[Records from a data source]
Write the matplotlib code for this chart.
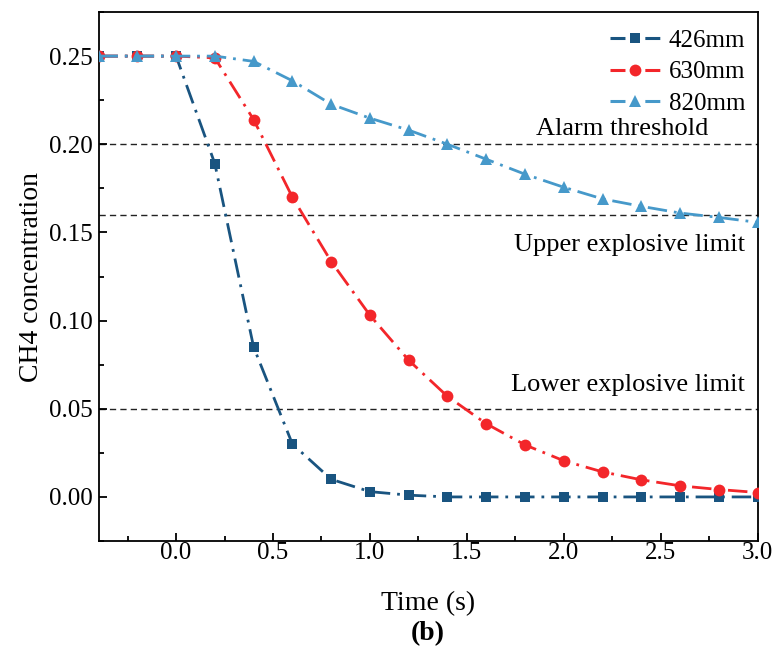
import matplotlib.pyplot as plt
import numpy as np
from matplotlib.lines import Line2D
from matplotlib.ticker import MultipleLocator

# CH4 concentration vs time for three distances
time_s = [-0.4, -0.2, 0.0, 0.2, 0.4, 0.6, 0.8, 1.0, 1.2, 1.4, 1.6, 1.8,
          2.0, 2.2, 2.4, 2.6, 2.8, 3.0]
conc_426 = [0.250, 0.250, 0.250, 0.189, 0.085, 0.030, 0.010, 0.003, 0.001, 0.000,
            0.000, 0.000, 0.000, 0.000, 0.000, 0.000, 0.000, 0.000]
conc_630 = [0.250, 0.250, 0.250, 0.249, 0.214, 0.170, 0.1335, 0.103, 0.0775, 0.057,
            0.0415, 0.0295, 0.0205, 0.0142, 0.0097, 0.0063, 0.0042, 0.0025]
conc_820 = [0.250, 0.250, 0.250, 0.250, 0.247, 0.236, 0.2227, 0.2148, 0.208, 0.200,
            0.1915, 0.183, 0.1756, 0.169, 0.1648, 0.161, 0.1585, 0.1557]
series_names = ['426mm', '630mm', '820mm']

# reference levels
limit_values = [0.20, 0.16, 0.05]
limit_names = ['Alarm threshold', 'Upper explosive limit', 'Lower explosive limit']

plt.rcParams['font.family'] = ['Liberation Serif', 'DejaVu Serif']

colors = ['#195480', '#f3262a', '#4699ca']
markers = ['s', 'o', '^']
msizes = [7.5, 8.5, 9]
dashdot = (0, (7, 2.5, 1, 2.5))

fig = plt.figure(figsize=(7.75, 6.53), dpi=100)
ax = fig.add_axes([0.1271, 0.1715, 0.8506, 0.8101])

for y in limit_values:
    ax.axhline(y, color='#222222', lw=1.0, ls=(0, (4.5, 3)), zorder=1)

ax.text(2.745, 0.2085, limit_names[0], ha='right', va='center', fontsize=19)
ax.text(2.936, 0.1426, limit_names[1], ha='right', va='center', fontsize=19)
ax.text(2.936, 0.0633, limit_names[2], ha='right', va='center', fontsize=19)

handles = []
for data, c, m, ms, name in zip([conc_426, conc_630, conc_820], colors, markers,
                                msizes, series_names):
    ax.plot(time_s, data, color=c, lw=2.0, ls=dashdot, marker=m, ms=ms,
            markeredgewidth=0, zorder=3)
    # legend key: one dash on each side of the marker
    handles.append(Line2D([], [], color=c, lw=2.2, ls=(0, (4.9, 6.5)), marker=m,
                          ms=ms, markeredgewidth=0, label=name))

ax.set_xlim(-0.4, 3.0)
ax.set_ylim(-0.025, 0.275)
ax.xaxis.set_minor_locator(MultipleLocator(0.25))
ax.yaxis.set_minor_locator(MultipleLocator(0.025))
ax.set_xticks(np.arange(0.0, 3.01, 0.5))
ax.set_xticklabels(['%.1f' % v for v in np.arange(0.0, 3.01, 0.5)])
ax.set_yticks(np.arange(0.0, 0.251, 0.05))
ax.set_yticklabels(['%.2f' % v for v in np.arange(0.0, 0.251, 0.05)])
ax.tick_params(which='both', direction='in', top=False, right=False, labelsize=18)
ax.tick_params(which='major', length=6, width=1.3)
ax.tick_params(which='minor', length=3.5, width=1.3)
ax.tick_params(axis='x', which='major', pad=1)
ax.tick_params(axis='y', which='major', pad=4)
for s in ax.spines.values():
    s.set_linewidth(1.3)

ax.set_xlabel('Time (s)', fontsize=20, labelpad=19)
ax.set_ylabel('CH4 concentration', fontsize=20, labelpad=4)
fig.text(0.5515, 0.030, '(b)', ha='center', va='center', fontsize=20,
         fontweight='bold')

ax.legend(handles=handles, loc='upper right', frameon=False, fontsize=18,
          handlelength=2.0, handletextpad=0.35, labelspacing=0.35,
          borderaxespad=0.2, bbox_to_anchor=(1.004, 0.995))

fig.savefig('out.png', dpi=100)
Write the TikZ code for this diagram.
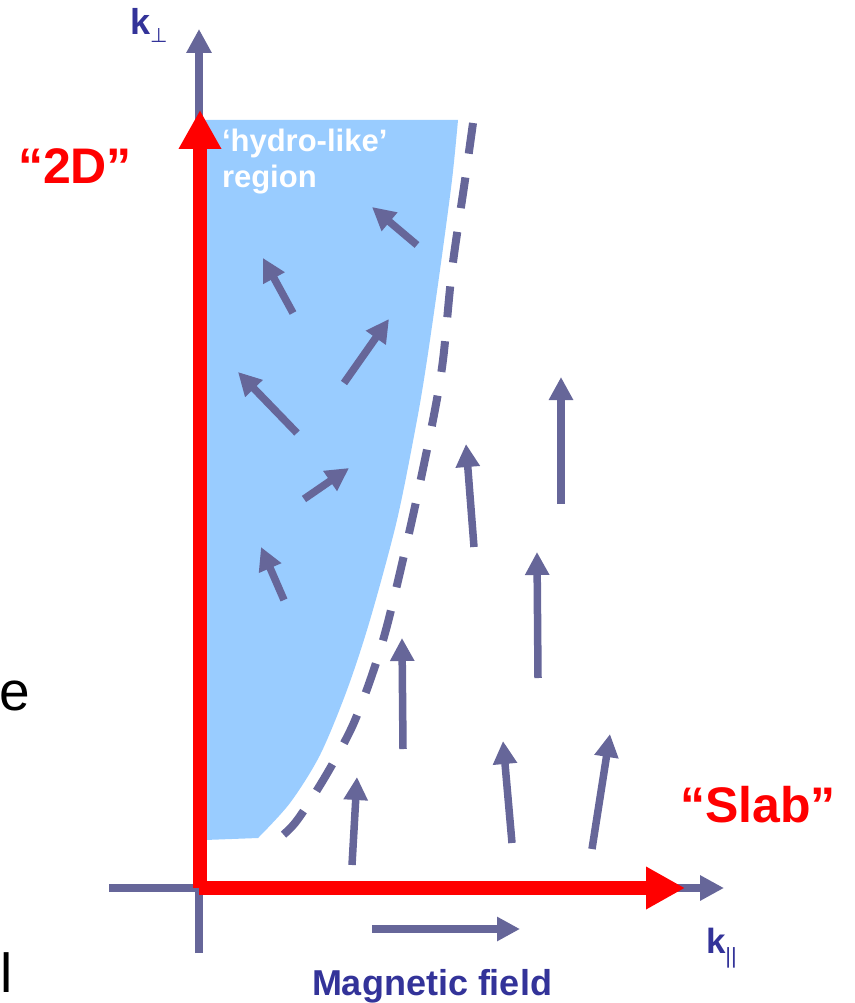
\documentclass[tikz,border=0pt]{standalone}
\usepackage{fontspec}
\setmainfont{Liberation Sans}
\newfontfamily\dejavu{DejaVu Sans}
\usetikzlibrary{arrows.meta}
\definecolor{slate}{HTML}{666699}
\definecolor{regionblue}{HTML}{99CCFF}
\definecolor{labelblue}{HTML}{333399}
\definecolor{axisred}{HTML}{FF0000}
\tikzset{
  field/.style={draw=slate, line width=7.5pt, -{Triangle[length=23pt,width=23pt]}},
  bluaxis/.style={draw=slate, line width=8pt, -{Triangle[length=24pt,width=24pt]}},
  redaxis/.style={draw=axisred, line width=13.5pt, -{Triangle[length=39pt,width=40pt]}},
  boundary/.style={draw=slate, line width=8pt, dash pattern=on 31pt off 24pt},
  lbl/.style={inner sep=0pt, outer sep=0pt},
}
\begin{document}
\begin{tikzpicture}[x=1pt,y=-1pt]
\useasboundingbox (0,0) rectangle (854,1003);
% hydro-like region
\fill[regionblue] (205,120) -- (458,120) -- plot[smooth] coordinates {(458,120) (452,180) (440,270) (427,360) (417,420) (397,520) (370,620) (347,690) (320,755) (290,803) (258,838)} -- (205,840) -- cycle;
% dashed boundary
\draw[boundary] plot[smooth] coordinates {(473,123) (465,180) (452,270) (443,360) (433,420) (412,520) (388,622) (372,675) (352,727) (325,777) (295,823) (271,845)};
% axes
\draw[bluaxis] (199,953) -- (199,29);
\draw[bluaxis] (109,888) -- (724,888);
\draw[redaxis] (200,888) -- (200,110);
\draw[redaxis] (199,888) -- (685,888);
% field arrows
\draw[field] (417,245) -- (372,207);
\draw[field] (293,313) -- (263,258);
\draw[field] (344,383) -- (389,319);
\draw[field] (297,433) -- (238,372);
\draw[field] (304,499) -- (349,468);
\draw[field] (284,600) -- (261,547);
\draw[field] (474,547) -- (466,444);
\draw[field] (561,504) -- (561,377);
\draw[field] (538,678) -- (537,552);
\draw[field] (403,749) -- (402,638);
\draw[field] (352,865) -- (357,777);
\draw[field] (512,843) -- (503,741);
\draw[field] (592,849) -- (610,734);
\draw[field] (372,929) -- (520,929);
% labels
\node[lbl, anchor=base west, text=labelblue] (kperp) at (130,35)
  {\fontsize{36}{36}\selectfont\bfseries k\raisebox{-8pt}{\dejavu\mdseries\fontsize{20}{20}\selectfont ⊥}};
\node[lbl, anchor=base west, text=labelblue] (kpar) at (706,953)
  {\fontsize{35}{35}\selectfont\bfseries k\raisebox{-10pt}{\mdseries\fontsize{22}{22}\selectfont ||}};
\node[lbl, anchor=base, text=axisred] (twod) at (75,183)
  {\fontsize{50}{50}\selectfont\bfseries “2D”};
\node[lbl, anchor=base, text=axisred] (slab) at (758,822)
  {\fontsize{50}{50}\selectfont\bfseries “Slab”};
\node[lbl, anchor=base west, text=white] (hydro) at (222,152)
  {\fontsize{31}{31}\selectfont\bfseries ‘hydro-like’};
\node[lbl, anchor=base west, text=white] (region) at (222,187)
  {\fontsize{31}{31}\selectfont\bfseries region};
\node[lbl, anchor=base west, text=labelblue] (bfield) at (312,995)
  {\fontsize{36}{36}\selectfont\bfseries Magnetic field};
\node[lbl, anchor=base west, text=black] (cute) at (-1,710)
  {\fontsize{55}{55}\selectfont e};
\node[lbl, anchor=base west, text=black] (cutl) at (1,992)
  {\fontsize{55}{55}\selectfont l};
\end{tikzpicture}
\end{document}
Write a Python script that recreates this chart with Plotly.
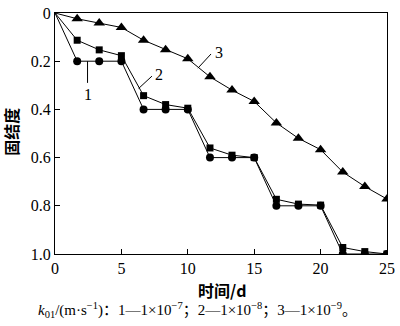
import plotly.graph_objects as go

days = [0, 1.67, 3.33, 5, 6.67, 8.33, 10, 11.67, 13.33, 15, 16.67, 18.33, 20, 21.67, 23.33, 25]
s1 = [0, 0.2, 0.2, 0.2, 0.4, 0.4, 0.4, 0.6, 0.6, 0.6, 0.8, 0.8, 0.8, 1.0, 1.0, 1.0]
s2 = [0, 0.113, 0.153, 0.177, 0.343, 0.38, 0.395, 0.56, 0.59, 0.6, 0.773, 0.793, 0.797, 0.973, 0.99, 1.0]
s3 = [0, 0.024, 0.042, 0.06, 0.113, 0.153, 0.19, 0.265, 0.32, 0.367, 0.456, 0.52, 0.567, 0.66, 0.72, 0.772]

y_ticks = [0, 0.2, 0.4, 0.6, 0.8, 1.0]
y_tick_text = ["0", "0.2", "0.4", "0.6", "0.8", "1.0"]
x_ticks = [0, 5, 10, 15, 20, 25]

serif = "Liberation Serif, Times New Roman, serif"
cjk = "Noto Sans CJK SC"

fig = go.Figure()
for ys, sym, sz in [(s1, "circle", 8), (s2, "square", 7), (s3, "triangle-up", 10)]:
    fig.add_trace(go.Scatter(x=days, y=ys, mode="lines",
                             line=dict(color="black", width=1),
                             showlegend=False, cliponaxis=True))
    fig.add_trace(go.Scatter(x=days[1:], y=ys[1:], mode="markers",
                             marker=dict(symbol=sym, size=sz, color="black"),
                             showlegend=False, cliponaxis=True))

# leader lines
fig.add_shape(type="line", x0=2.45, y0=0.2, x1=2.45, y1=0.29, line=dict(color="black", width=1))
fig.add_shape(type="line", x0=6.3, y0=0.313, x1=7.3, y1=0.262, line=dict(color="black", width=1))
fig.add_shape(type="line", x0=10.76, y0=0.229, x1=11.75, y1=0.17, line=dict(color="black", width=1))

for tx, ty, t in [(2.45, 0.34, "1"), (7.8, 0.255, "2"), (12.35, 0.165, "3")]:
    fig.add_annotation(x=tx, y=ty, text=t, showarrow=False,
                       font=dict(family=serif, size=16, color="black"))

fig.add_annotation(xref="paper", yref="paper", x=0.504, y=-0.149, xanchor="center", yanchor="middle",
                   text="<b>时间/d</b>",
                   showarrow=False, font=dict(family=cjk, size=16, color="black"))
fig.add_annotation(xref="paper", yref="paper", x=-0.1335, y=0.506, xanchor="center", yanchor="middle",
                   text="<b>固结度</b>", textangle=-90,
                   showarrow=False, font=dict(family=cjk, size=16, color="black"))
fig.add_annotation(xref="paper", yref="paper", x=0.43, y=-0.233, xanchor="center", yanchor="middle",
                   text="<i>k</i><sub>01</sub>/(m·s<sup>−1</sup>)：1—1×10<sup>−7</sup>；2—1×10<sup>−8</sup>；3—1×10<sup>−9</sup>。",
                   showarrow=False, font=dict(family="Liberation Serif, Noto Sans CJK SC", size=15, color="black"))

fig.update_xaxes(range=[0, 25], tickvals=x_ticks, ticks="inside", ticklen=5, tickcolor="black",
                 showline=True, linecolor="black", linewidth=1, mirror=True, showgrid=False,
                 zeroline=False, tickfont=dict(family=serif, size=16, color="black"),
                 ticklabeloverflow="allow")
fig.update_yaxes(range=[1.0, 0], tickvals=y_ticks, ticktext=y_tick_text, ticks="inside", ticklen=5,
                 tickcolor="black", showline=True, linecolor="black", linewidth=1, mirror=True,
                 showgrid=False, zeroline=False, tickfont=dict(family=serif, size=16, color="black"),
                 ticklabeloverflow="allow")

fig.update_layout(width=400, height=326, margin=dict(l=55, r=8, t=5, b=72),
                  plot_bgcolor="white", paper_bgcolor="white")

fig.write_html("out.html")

__WRITTEN EXERCISE__. Beginning with the line above that contains "Write a Python" and finishing with the line that contains "x_ticks = [0, 5, 10, 15, 20, 25]", print those lines exactly and only. Skip all pictures.

__OUTPUT OF THE EXERCISE__.
Write a Python script that recreates this chart with Plotly.
import plotly.graph_objects as go

days = [0, 1.67, 3.33, 5, 6.67, 8.33, 10, 11.67, 13.33, 15, 16.67, 18.33, 20, 21.67, 23.33, 25]
s1 = [0, 0.2, 0.2, 0.2, 0.4, 0.4, 0.4, 0.6, 0.6, 0.6, 0.8, 0.8, 0.8, 1.0, 1.0, 1.0]
s2 = [0, 0.113, 0.153, 0.177, 0.343, 0.38, 0.395, 0.56, 0.59, 0.6, 0.773, 0.793, 0.797, 0.973, 0.99, 1.0]
s3 = [0, 0.024, 0.042, 0.06, 0.113, 0.153, 0.19, 0.265, 0.32, 0.367, 0.456, 0.52, 0.567, 0.66, 0.72, 0.772]

y_ticks = [0, 0.2, 0.4, 0.6, 0.8, 1.0]
y_tick_text = ["0", "0.2", "0.4", "0.6", "0.8", "1.0"]
x_ticks = [0, 5, 10, 15, 20, 25]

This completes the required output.